Office: Kadema Hall, room 190
Hours: Th 11am - 1pm and Tu 6-7pm (and by appt.)
This course provides an introduction to the history of art and architecture from the late 18th century to the present. We begin with the Rococo, a period and style that marks the dissolution of the age of absolute monarchy and the beginning of the modern era. In the contexts of the revolutionary changes that marked modernity, we study Neo-Classicism, Romanticism, and the rise of the avant-garde, Realism, Impressionism and the new 19th century art media of photography and film. Symbolism, Fauvism, Cubism, De Stijl, the Bauhaus, all the movements and many of the canonical artworks of the 20th century through Pop and Minimal art of the 1960s are introduced. Postmodern art: conceptualism, performance, Neo-Expressionism, video and new media from the 1970s to the 1990s, mark the cultural turn that characterizes art today. The course concludes in the 21st century with global contemporary art.

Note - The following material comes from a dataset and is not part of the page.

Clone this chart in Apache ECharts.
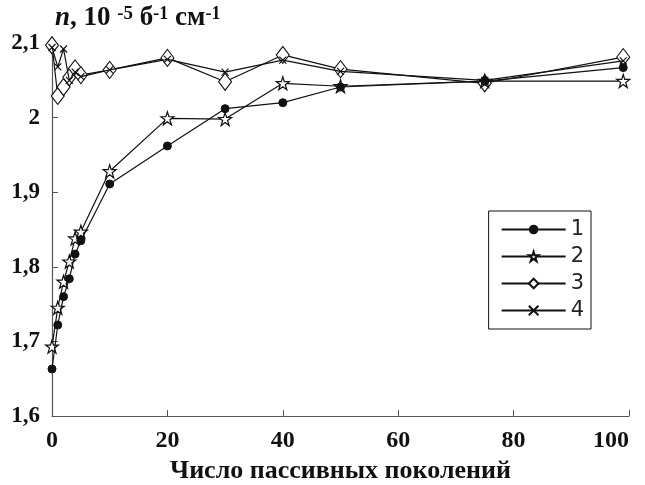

Note: This course includes content you might find disturbing. Do not take this course if you are upset by art that challenges norms, including religious and sexual norms.
Note: This course satisfies General Education requirements for AREA C: The Arts and Humanities. It is recommended for freshman or sophomore years. There are no prerequisites, but it is recommended that Art 1A and/or Art 1B be taken before Art 1C.
Catalog Description: A 3-unit lecture-based survey of the history of world art from the late 18th century to the present: from the European Rococo, Enlightenment, the Age of Science and social revolutions, through Neo-Classicism, Romanticism and the rise of the international avant-garde, Realism, Impressionism, Symbolism, photography, and film. In the 20th century, Fauvism, Cubism, the Bauhaus, Expressionism, Pop, Minimal art, Postmodernism, conceptualism, performance, video and new media are considered from global perspectives and artistic production of the 21st century. Part of the art history foundation sequence.